Quando uma pessoa é condenada e, após cumprir parte da pena no fechado ou no semiaberto, chega ao chamado regime aberto, muita gente acredita que ali está a liberdade. Que finalmente a dívida com a Justiça foi paga e a vida pode seguir seu curso.
Mas será mesmo?
Neste texto, vamos direto ao ponto: o regime aberto ainda é cumprimento de pena. E mais do que isso, é uma fase marcada por expectativas irreais, pouca estrutura de apoio e vigilância constante. Institucional, social e interna.
Regime aberto ainda é pena em curso
De acordo com o Código Penal brasileiro, o regime aberto é o último estágio da execução da pena privativa de liberdade. A pessoa condenada pode permanecer em liberdade durante o dia, com obrigações como trabalhar ou estudar, mas deve manter comportamento adequado e, em muitos casos, comprovar ocupação lícita.
Ou seja, não é liberdade plena. É uma forma de execução penal que acontece fora dos muros da prisão, mas com regras, fiscalização e a constante ameaça de regressão de regime.
Todo mundo cobra, mas ninguém ajuda
Ao mesmo tempo em que se exige que a pessoa “recomece a vida”, praticamente não há política pública real de reintegração. O discurso é o de sempre: tem que trabalhar, tem que estudar, tem que andar na linha.
Mas na prática, o que se vê são portas fechadas.
- Empregadores recusam antes mesmo de ouvir a história
- Famílias têm dificuldade em restabelecer laços
- A comunidade desconfia
E toda a responsabilidade do recomeço cai no colo de quem já foi condenado. Fala-se muito em disciplina e pouco em acolhimento. Muito em comportamento e quase nada em estrutura.
Controle social é o que sobra quando o Estado se retira
Mesmo fora do sistema prisional, a pessoa continua vigiada. Por medidas legais, como comparecimento periódico e comprovante de trabalho, e também por um controle informal ainda mais difícil de lidar.
A vigilância se desloca da cela para o olhar do vizinho. Do comerciante. Do policial que reconhece a pessoa e a aborda só para “conferir”.
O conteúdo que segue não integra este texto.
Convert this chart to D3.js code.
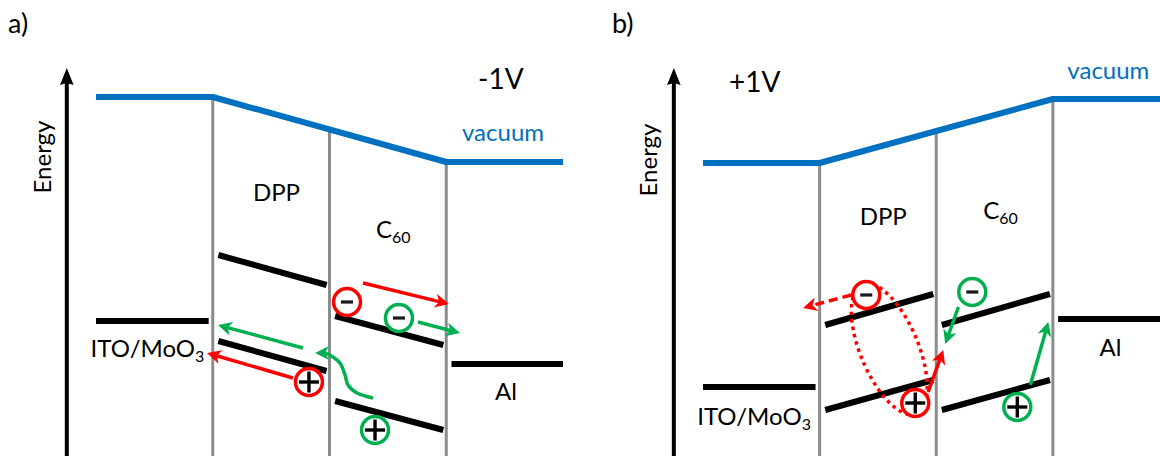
<!DOCTYPE html>
<html>
<head>
<meta charset="utf-8">
<script src="https://cdn.jsdelivr.net/npm/d3@7"></script>
<style>
  html, body { margin: 0; padding: 0; background: #fff; }
  svg { display: block; font-family: Lato, "Open Sans", sans-serif; }
</style>
</head>
<body>
<svg id="chart" width="1160" height="456"></svg>
<script>
// ---- Data (energies in arbitrary units, layer positions 0..4) ----
const panelLetters = ['a)', 'b)'];
const biasLabels = ['-1V', '+1V'];
const interfaces = [1, 2, 3];               // ITO|DPP, DPP|C60, C60|Al
const vacuumPos = [0, 1, 3, 4];
const vacuumA = [35.6, 35.6, 29.1, 29.1];
const vacuumB = [29.0, 29.0, 35.4, 35.4];
const electrodeNames = ['ITO/MoO', 'Al'];
const electrodeA = [13.2, 8.9];             // ITO/MoO3, Al
const electrodeB = [6.6, 13.4];
const organicNames = ['DPP', 'C'];
const lumoA = [[19.8, 16.8], [13.7, 10.8]]; // DPP, C60 (start, end)
const homoA = [[11.2, 8.2], [5.2, 2.3]];
const lumoB = [[12.8, 15.9], [12.8, 15.9]];
const homoB = [[4.3, 7.3], [4.3, 7.3]];

const chargesA = [
  { x: 2.15,  e: 15.1, sign: '-', c: 'red' },
  { x: 2.595, e: 13.5, sign: '-', c: 'green' },
  { x: 1.824, e: 7.1,  sign: '+', c: 'red' },
  { x: 2.39,  e: 2.3,  sign: '+', c: 'green' }
];
const chargesB = [
  { x: 1.40,  e: 15.8, sign: '-', c: 'red' },
  { x: 1.82,  e: 5.0,  sign: '+', c: 'red' },
  { x: 2.309, e: 16.1, sign: '-', c: 'green' },
  { x: 2.695, e: 4.6,  sign: '+', c: 'green' }
];
const arrowsA = [
  { c: 'red',   pts: [[2.287, 17.0], [3.023, 14.9]] },
  { c: 'green', pts: [[2.758, 13.1], [3.118, 12.0]] },
  { c: 'green', pts: [[1.773, 10.5], [1.045, 12.8]] },
  { c: 'red',   pts: [[1.687, 7.5], [0.951, 10.0]] },
  { c: 'green', curve: true, pts: [[2.373, 5.5], [2.236, 6.0], [2.158, 6.8], [2.133, 7.8],
                                   [2.09, 9.0], [2.03, 9.6], [1.961, 10.0], [1.876, 10.0]] }
];
const arrowsB = [
  { c: 'red',   dashed: true, pts: [[1.27, 15.8], [0.858, 14.5]] },
  { c: 'red',   pts: [[1.931, 6.1], [2.06, 10.3]] },
  { c: 'green', pts: [[2.19, 14.6], [2.077, 10.9]] },
  { c: 'green', pts: [[2.807, 6.8], [2.961, 13.1]] }
];
const excitonB = [1.597, 10.4];             // bound pair outline centre

// ---- Styling ----
const colors = { red: '#ff0000', green: '#00b050', blue: '#0070c0', gray: '#8c8c8c', black: '#000' };
const svg = d3.select('#chart');
const y = d3.scaleLinear().domain([0, 40]).range([453, 53]);

const panels = [
  { letter: panelLetters[0], bias: biasLabels[0], range: [96, 563], vac: vacuumA, el: electrodeA,
    lumo: lumoA, homo: homoA, charges: chargesA, arrows: arrowsA,
    labels: { energy: [-0.47, 29.6], bias: [3.272, 36.4], vac: [3.135, 31.2], dpp: [1.546, 25.2],
              c60: [2.398, 21.5], ito: [0.441, 9.6], al: [3.512, 5.3] } },
  { letter: panelLetters[1], bias: biasLabels[1], range: [703, 1169.5], vac: vacuumB, el: electrodeB,
    lumo: lumoB, homo: homoB, charges: chargesB, arrows: arrowsB, exciton: excitonB,
    labels: { energy: [-0.48, 29.3], bias: [0.223, 36.1], vac: [3.124, 37.4], dpp: [1.545, 22.8],
              c60: [2.403, 23.4], ito: [0.438, 2.8], al: [3.494, 9.7] } }
];

function arrowHead(g, x1, y1, x2, y2, col, len = 14, half = 7, notch = 4) {
  const a = Math.atan2(y2 - y1, x2 - x1);
  const pts = [[0, 0], [-len, -half], [-len + notch, 0], [-len, half]].map(([u, v]) => [
    x2 + u * Math.cos(a) - v * Math.sin(a),
    y2 + u * Math.sin(a) + v * Math.cos(a)
  ]);
  g.append('path').attr('d', 'M' + pts.join('L') + 'Z').attr('fill', col);
}

panels.forEach((p, i) => {
  const x = d3.scaleLinear().domain([0, 4]).range(p.range);
  const g = svg.append('g');
  const L = p.labels;

  // panel letter
  g.append('text').attr('x', p.range[0] - 88 - (i ? 3 : 0)).attr('y', 33)
    .attr('font-size', 27).text(p.letter);

  // energy axis arrow
  const ax = x(-0.25);
  g.append('line').attr('x1', ax).attr('x2', ax).attr('y1', 456).attr('y2', y(37.5))
    .attr('stroke', colors.black).attr('stroke-width', 4);
  arrowHead(g, ax, 200, ax, y(38.5), colors.black, 17, 6.8, 2);
  g.append('text').attr('transform', `translate(${x(L.energy[0])},${y(L.energy[1])}) rotate(-90)`)
    .attr('text-anchor', 'middle').attr('dominant-baseline', 'central')
    .attr('font-size', 24).text('Energy');

  // interfaces (gray), from vacuum level down to the bottom
  const vacAt = d3.scaleLinear().domain(vacuumPos).range(p.vac);
  g.selectAll('line.iface').data(interfaces).join('line').attr('class', 'iface')
    .attr('x1', d => x(d)).attr('x2', d => x(d))
    .attr('y1', d => y(vacAt(d))).attr('y2', 456)
    .attr('stroke', colors.gray).attr('stroke-width', 3);

  // vacuum level
  g.append('path')
    .attr('d', d3.line().x(d => x(d[0])).y(d => y(d[1]))(vacuumPos.map((v, k) => [v, p.vac[k]])))
    .attr('fill', 'none').attr('stroke', colors.blue).attr('stroke-width', 6)
    .attr('stroke-linejoin', 'bevel');

  // electrode levels
  const elSpans = [[0, 0.965], [3.045, 4]];
  g.selectAll('line.el').data(p.el).join('line').attr('class', 'el')
    .attr('x1', (d, k) => x(elSpans[k][0])).attr('x2', (d, k) => x(elSpans[k][1]))
    .attr('y1', d => y(d)).attr('y2', d => y(d))
    .attr('stroke', colors.black).attr('stroke-width', 6);

  // tilted molecular levels (DPP in layer 1, C60 in layer 2)
  const levels = [];
  [p.lumo, p.homo].forEach(arr => arr.forEach((d, k) => levels.push({ layer: k + 1, e: d })));
  g.selectAll('line.lvl').data(levels).join('line').attr('class', 'lvl')
    .attr('x1', d => x(d.layer + 0.048)).attr('x2', d => x(d.layer + 0.975))
    .attr('y1', d => y(d.e[0])).attr('y2', d => y(d.e[1]))
    .attr('stroke', colors.black).attr('stroke-width', 6);

  // labels
  g.append('text').attr('x', x(L.bias[0])).attr('y', y(L.bias[1])).attr('font-size', 28).text(p.bias);
  g.append('text').attr('x', x(L.vac[0])).attr('y', y(L.vac[1])).attr('font-size', 24)
    .attr('fill', colors.blue).text('vacuum');
  g.append('text').attr('x', x(L.dpp[0])).attr('y', y(L.dpp[1])).attr('font-size', 24)
    .attr('text-anchor', 'middle').text(organicNames[0]);
  const c60 = g.append('text').attr('x', x(L.c60[0])).attr('y', y(L.c60[1])).attr('font-size', 24);
  c60.append('tspan').text(organicNames[1]);
  c60.append('tspan').attr('font-size', 16).attr('dy', 5).text('60');
  const ito = g.append('text').attr('x', x(L.ito[0])).attr('y', y(L.ito[1])).attr('font-size', 24)
    .attr('text-anchor', 'middle');
  ito.append('tspan').text(electrodeNames[0]);
  ito.append('tspan').attr('font-size', 16).attr('dy', 5).text('3');
  g.append('text').attr('x', x(L.al[0])).attr('y', y(L.al[1])).attr('font-size', 24)
    .attr('text-anchor', 'middle').text(electrodeNames[1]);

  // carrier transfer arrows
  const curve = d3.line().x(d => x(d[0])).y(d => y(d[1])).curve(d3.curveCatmullRom.alpha(0.5));
  p.arrows.forEach(a => {
    const col = colors[a.c];
    const px = a.pts.map(d => [x(d[0]), y(d[1])]);
    const n = px.length;
    const [x1, y1] = px[n - 2], [x2, y2] = px[n - 1];
    const ang = Math.atan2(y2 - y1, x2 - x1);
    const shortened = a.pts.slice();
    const endPx = [x2 - 9 * Math.cos(ang), y2 - 9 * Math.sin(ang)];
    shortened[n - 1] = [x.invert(endPx[0]), y.invert(endPx[1])];
    g.append('path').attr('d', a.curve ? curve(shortened) : d3.line().x(d => x(d[0])).y(d => y(d[1]))(shortened))
      .attr('fill', 'none').attr('stroke', col).attr('stroke-width', 3.5)
      .attr('stroke-dasharray', a.dashed ? '9,5' : null);
    arrowHead(g, x1, y1, x2, y2, col);
  });

  // bound electron-hole pair outline
  if (p.exciton) {
    g.append('ellipse')
      .attr('transform', `translate(${x(p.exciton[0])},${y(p.exciton[1])}) rotate(67.4)`)
      .attr('rx', 70).attr('ry', 29)
      .attr('fill', 'none').attr('stroke', colors.red).attr('stroke-width', 3.5)
      .attr('stroke-dasharray', '3.5,4');
  }

  // charges
  const cg = g.selectAll('g.charge').data(p.charges).join('g').attr('class', 'charge')
    .attr('transform', d => `translate(${x(d.x)},${y(d.e)})`);
  cg.append('circle').attr('r', 13.5).attr('fill', '#fff')
    .attr('stroke', d => colors[d.c]).attr('stroke-width', 3.5);
  cg.filter(d => d.sign === '-').append('rect')
    .attr('x', -6).attr('y', -1.6).attr('width', 12).attr('height', 3.2).attr('fill', '#1a1a1a');
  const plus = cg.filter(d => d.sign === '+');
  plus.append('line').attr('x1', -10).attr('x2', 10).attr('stroke', '#000').attr('stroke-width', 3.4);
  plus.append('line').attr('y1', -10.5).attr('y2', 10.5).attr('stroke', '#000').attr('stroke-width', 3.4);
});
</script>
</body>
</html>
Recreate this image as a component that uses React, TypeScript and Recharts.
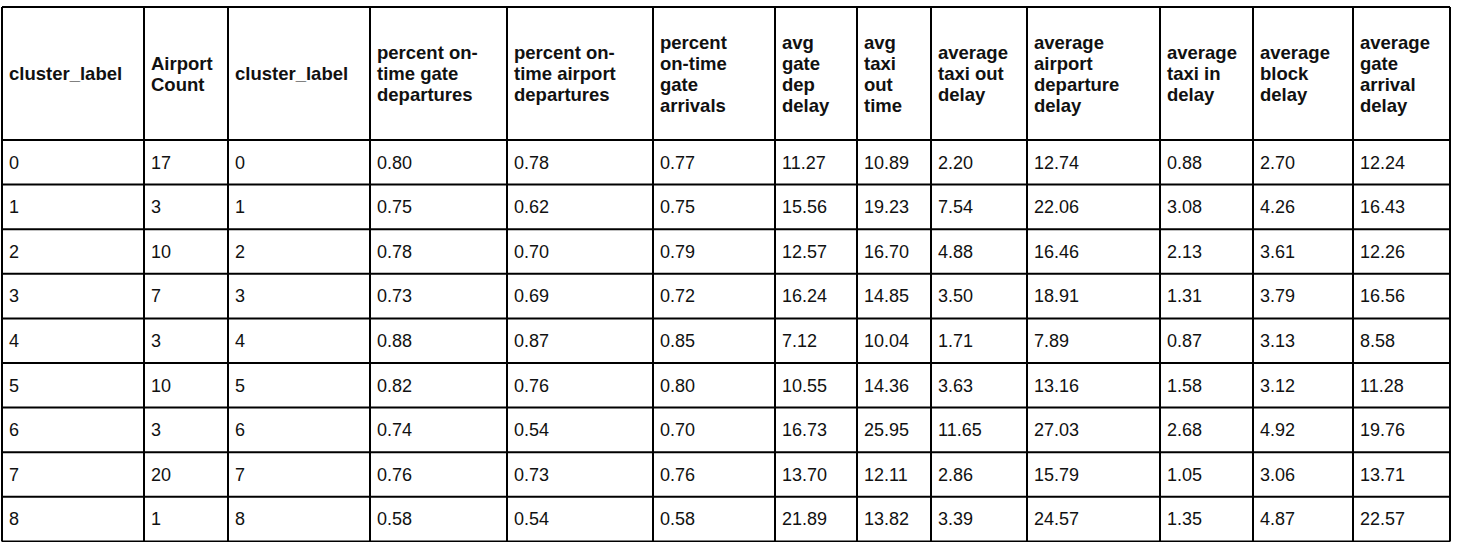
import { Surface, Layer, Text } from "recharts";

const headers: string[][] = [
  ["cluster_label"],
  ["Airport", "Count"],
  ["cluster_label"],
  ["percent on-", "time gate", "departures"],
  ["percent on-", "time airport", "departures"],
  ["percent", "on-time", "gate", "arrivals"],
  ["avg", "gate", "dep", "delay"],
  ["avg", "taxi", "out", "time"],
  ["average", "taxi out", "delay"],
  ["average", "airport", "departure", "delay"],
  ["average", "taxi in", "delay"],
  ["average", "block", "delay"],
  ["average", "gate", "arrival", "delay"],
];

const clusterLabel = ["0", "1", "2", "3", "4", "5", "6", "7", "8"];
const airportCount = ["17", "3", "10", "7", "3", "10", "3", "20", "1"];
const pctOnTimeGateDep = ["0.80", "0.75", "0.78", "0.73", "0.88", "0.82", "0.74", "0.76", "0.58"];
const pctOnTimeAirportDep = ["0.78", "0.62", "0.70", "0.69", "0.87", "0.76", "0.54", "0.73", "0.54"];
const pctOnTimeGateArr = ["0.77", "0.75", "0.79", "0.72", "0.85", "0.80", "0.70", "0.76", "0.58"];
const avgGateDepDelay = ["11.27", "15.56", "12.57", "16.24", "7.12", "10.55", "16.73", "13.70", "21.89"];
const avgTaxiOutTime = ["10.89", "19.23", "16.70", "14.85", "10.04", "14.36", "25.95", "12.11", "13.82"];
const avgTaxiOutDelay = ["2.20", "7.54", "4.88", "3.50", "1.71", "3.63", "11.65", "2.86", "3.39"];
const avgAirportDepDelay = ["12.74", "22.06", "16.46", "18.91", "7.89", "13.16", "27.03", "15.79", "24.57"];
const avgTaxiInDelay = ["0.88", "3.08", "2.13", "1.31", "0.87", "1.58", "2.68", "1.05", "1.35"];
const avgBlockDelay = ["2.70", "4.26", "3.61", "3.79", "3.13", "3.12", "4.92", "3.06", "4.87"];
const avgGateArrDelay = ["12.24", "16.43", "12.26", "16.56", "8.58", "11.28", "19.76", "13.71", "22.57"];

const columns = [
  clusterLabel, airportCount, clusterLabel, pctOnTimeGateDep, pctOnTimeAirportDep,
  pctOnTimeGateArr, avgGateDepDelay, avgTaxiOutTime, avgTaxiOutDelay,
  avgAirportDepDelay, avgTaxiInDelay, avgBlockDelay, avgGateArrDelay,
];

const W = 1460;
const H = 542;
const colEdges = [2, 144, 228, 370, 507, 653, 775, 857, 931, 1027, 1160, 1253, 1353, 1450];
const top = 7;
const headBottom = 140;
const rowH = 44.6;
const font = "'Liberation Sans', Helvetica, Arial, sans-serif";

export default function App() {
  const rowY = (i: number) => headBottom + i * rowH;
  const bottom = rowY(clusterLabel.length);
  return (
    <div style={{ position: "absolute", left: 0, top: 0, width: W, height: H, background: "#fff" }}>
      <Surface width={W} height={H}>
        <Layer>
          {colEdges.map((x, i) => (
            <line key={"v" + i} x1={x} x2={x} y1={top} y2={bottom} stroke="#000" strokeWidth={2} />
          ))}
          {[top, headBottom, ...clusterLabel.map((_, i) => rowY(i + 1))].map((y, i) => (
            <line key={"h" + i} x1={colEdges[0]} x2={colEdges[colEdges.length - 1]} y1={y} y2={y} stroke="#000" strokeWidth={2} />
          ))}
        </Layer>
        <Layer>
          {headers.map((lines, c) => {
            const lh = 21;
            const cy = (top + headBottom) / 2;
            const y0 = cy - ((lines.length - 1) * lh) / 2;
            return lines.map((t, k) => (
              <Text key={`h${c}-${k}`} x={colEdges[c] + 7} y={y0 + k * lh} verticalAnchor="middle"
                style={{ fontFamily: font, fontWeight: "bold", fontSize: 18.5 }} fill="#111">
                {t}
              </Text>
            ));
          })}
        </Layer>
        <Layer>
          {columns.map((col, c) =>
            col.map((v, r) => (
              <Text key={`c${c}-${r}`} x={colEdges[c] + 7} y={rowY(r) + rowH / 2} verticalAnchor="middle"
                style={{ fontFamily: font, fontSize: 18 }} fill="#111">
                {v}
              </Text>
            ))
          )}
        </Layer>
      </Surface>
    </div>
  );
}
Essa vigilância constante gera um efeito silencioso: a autocensura. A pessoa começa a evitar espaços, conversas, exposições. O medo de “dar motivo” vira rotina. E a liberdade, que já era parcial, se encolhe ainda mais.
O rótulo de condenado não sai com o alvará
Mesmo depois de cumprir parte da pena e alcançar o regime aberto, o estigma continua. A Justiça pode ter reconhecido o direito de responder em liberdade, mas a sociedade não acompanha esse entendimento.
- A ficha criminal vira obstáculo
- O passado vira identidade fixa
- A tentativa de recomeçar encontra desconfiança em cada esquina
É como se dissesse o tempo todo: a gente te deixou sair, mas não te deixou recomeçar.
Melhor que o fechado, mas longe de ser liberdade
É claro que o regime aberto é um avanço em relação ao fechado. Menos violência, mais autonomia, mais chances de reconstrução. Mas ele também é frágil, instável e seletivo.
- Qualquer escorregão pode virar motivo para regredir de regime
- Qualquer dúvida sobre comportamento pode virar boletim de ocorrência
- Qualquer erro pode custar tudo
A pena formal pode até estar perto do fim, mas a pena simbólica, social e subjetiva continua muito viva.
A reintegração é cobrada, mas não tem base
A grande contradição do regime aberto é essa: exige que a pessoa se reintegre, mas não oferece condições reais para isso. Cobra mudança, mas não oferece apoio. Cobra conduta perfeita, mas ignora o contexto.
Enquanto for assim, o regime aberto vai continuar sendo visto como um benefício. E não como o que ele realmente é: mais uma etapa da pena, com menos muros e mais máscaras.
Porque se a liberdade é só pra vigiar melhor, então a pena nunca terminou. Só mudou de forma.